6. On Existence — When BoJack thinks about his mother’s final words of “I see you,” he remarks that it is the “simple recognition of another person in a room.” Which is all he ever wanted. To be seen. To exist. To have his pain validated. Just as his mom wanted to be comforted when she cried. Just as his father wanted his novel to be read. So of course BoJack watched TV and wanted to be famous. He wanted to have a life like it was on TV. Which is why he’s still so driven by that part of his life. Because can he really exist without it? What happens if he died and he never really got it? BoJack remarks on how the shortness of life makes us small and stupid and petty. In his own moment where life flashed before his eyes, he thought, Won’t they be sorry! Which is petty, but it also taps into what he wants. For someone to be sorry he died and to be sorry he had this horrible fate in life. But more painful is the idea that his life could have been different …
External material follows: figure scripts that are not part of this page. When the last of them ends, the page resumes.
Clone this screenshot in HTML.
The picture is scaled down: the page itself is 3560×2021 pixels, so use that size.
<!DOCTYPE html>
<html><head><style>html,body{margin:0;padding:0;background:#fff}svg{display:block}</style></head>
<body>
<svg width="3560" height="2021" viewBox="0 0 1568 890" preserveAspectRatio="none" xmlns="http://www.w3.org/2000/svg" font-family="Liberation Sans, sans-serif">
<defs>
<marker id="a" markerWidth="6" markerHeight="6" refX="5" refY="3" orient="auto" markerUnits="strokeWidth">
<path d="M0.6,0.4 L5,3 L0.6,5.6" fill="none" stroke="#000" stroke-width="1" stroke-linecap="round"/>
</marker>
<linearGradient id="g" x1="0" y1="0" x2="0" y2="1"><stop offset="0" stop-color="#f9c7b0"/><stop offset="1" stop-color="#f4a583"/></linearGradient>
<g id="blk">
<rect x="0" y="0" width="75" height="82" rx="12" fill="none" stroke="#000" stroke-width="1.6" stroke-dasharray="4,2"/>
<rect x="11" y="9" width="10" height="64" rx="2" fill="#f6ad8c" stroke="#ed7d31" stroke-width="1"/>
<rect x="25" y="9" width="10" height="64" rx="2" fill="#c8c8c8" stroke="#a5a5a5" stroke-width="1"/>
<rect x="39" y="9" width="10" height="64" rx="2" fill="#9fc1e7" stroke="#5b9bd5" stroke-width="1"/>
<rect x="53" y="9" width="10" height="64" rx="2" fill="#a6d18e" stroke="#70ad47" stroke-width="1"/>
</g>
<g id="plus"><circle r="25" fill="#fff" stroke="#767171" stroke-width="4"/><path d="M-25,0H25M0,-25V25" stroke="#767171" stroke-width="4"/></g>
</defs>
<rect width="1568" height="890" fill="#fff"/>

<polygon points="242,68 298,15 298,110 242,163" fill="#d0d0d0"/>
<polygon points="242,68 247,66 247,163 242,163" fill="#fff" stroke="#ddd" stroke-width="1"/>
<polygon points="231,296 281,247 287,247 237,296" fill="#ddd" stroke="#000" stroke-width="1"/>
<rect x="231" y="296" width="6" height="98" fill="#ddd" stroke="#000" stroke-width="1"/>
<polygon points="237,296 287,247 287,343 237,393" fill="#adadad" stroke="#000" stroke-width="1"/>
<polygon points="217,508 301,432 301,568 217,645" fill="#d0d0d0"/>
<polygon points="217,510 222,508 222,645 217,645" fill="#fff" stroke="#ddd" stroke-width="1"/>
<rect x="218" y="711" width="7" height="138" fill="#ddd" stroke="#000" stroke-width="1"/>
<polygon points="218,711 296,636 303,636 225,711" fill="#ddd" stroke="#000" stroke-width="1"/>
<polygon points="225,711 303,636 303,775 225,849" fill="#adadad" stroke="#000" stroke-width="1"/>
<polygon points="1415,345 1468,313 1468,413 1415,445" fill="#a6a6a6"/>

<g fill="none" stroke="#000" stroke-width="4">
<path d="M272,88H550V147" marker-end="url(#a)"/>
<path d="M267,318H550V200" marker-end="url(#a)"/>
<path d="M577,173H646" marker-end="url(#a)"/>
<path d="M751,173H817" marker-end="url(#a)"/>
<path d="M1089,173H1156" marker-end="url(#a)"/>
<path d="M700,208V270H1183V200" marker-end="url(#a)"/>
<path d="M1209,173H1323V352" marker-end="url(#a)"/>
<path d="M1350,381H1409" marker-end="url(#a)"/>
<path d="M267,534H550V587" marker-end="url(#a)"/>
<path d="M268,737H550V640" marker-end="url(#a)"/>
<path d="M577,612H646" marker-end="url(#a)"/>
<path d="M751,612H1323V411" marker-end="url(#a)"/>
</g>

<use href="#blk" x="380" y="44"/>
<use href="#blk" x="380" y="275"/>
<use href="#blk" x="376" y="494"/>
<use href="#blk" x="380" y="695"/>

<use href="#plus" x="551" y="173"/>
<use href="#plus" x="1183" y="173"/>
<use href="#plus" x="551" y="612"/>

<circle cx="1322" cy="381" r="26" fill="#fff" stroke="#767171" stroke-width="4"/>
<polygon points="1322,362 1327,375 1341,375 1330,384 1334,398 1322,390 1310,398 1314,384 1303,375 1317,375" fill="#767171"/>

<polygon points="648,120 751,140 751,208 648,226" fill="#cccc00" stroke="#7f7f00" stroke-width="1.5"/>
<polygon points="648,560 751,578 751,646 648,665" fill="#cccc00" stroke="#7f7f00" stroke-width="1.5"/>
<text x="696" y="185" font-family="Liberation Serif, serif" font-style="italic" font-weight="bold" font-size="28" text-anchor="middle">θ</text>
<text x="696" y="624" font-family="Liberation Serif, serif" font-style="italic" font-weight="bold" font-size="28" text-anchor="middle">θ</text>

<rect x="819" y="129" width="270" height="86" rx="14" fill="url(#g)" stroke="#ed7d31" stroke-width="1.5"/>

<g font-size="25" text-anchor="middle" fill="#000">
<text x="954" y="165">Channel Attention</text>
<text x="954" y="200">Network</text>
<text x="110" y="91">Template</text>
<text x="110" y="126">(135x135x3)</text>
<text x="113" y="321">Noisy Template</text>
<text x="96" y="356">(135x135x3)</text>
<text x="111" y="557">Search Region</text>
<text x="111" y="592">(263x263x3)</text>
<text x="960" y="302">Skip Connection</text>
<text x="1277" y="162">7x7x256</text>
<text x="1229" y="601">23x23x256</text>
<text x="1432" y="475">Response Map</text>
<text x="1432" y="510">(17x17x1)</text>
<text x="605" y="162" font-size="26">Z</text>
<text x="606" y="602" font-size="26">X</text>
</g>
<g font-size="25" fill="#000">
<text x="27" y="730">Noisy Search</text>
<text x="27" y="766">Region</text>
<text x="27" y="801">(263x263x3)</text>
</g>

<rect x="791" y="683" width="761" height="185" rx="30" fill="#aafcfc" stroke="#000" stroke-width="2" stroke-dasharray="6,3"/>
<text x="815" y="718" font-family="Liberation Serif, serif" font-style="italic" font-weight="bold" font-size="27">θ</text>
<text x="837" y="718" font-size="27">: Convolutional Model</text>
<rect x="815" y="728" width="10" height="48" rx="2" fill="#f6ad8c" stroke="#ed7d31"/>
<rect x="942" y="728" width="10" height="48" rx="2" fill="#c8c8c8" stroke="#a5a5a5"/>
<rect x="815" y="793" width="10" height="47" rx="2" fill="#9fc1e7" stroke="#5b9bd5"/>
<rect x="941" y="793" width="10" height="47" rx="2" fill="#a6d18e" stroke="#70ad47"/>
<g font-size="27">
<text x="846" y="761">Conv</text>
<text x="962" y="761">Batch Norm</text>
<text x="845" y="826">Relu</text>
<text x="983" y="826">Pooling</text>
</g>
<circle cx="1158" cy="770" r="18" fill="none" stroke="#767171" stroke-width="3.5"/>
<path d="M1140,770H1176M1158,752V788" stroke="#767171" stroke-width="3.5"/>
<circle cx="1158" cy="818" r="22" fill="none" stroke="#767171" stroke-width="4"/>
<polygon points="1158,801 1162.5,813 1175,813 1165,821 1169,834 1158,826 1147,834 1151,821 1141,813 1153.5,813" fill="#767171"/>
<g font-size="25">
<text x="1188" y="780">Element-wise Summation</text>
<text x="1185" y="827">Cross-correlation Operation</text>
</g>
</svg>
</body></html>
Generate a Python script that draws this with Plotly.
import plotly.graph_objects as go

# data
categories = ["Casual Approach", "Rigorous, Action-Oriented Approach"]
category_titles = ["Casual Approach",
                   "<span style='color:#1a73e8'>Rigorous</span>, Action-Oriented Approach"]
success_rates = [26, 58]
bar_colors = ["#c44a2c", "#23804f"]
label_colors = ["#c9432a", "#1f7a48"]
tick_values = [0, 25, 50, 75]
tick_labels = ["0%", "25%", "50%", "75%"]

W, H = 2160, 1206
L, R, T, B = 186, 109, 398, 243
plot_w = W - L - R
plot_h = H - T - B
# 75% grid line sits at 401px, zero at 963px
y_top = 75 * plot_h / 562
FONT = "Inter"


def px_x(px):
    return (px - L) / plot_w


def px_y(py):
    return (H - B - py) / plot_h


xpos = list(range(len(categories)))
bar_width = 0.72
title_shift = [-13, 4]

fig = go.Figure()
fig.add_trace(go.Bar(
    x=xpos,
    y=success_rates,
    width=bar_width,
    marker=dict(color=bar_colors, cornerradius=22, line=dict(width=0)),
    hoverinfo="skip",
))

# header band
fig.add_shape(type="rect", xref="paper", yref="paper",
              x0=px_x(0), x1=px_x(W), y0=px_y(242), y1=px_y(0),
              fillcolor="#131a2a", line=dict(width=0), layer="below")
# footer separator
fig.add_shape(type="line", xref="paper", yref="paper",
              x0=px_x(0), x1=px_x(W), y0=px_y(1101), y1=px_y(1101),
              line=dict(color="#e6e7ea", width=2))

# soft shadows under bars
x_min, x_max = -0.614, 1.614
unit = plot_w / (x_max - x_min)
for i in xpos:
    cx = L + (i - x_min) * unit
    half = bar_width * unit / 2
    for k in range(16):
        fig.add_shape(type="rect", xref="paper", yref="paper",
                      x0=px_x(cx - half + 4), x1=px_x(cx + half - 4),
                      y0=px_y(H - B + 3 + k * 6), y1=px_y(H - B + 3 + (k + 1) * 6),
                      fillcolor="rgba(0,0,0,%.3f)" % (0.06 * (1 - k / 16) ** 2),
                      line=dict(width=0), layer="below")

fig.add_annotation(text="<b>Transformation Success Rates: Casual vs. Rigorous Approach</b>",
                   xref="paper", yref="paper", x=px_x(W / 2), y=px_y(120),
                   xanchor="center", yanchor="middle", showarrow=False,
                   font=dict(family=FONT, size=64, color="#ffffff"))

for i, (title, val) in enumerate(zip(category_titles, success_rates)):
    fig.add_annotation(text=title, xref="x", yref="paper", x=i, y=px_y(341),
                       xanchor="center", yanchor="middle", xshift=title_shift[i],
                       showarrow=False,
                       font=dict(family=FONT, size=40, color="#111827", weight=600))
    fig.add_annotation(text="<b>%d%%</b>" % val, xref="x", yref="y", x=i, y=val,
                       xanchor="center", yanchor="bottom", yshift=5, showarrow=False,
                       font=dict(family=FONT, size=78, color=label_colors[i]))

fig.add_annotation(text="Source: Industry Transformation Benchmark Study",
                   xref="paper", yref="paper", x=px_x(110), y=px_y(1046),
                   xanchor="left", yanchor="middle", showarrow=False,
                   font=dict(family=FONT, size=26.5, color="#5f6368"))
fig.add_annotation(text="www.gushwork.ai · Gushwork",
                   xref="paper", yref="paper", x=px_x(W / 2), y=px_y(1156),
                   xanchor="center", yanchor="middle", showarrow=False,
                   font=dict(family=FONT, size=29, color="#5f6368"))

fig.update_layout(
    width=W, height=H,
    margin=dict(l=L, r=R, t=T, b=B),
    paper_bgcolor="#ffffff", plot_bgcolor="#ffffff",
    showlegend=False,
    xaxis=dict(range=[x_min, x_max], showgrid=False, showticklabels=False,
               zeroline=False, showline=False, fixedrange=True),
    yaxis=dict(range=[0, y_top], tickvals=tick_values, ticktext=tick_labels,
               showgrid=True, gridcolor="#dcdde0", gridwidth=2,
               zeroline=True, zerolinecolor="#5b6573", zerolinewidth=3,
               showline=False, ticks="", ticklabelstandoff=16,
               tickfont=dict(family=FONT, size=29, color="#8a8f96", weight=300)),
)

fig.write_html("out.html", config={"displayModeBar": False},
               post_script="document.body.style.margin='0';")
7. On Empathy — Earlier, BoJack observes that two people can experience the same moment in entirely different ways. For him, that moment was usually terrifying because he was usually the abusee of an abuser. But in this, the story of his mother’s death, the most important person was a random cashier at the Jack in the Box drive-through who, upon hearing the news of his mom’s death, cried and ended up giving him free dessert. BoJack jokes later, “My mom died and all I got was this free churro!” But in that space, he acknowledges that this one moment from a stranger was more compassion than he ever got from his own mother. This notion wounds him like no other. In the moment where he comes closest to crying, he even lets it slip, “All I had was you!” A grim acknowledgement that she was the only one who could have protected him from his dad. She could have saved him. But they could never save each other, because they could never learn to have empathy for each other. Which is how we truly end up alone.
8. On the Ending Gag — The last beat may seem like a joke (and it’s a good one), but BoJack being in the wrong funeral room is not just about being too self-involved not to notice the gecko crowd. Nor is it just about confirming his solipsistic myopia. It is the acknowledgement that BoJack’s speech wasn’t really for anyone else in the first place. Because eulogies aren’t really for the dead. We write them for ourselves.
• I can’t help but feel like BoJack getting left at soccer practice is a nod to the same moment from The Simpsons. But the comparison is important because Bart’s dad actually tried to apologize and brought him ice cream.
• “One time she smoked an entire cigarette in one long inhale. I watched her do it!”
• “… And ethnically insensitive vaudeville routines.”
• “I’m an actor … I do my own stunts.”
• This Week’s Actual Mean-Joke Targets: Lit Majors / Becker, in a way?
• Moment That Made Me the Happiest: When BoJack talked about everyone coming to see his mom dance. And the sobering acknowledgement that goodness isn’t a grand gesture, “You need to do it every day, which is so hard.”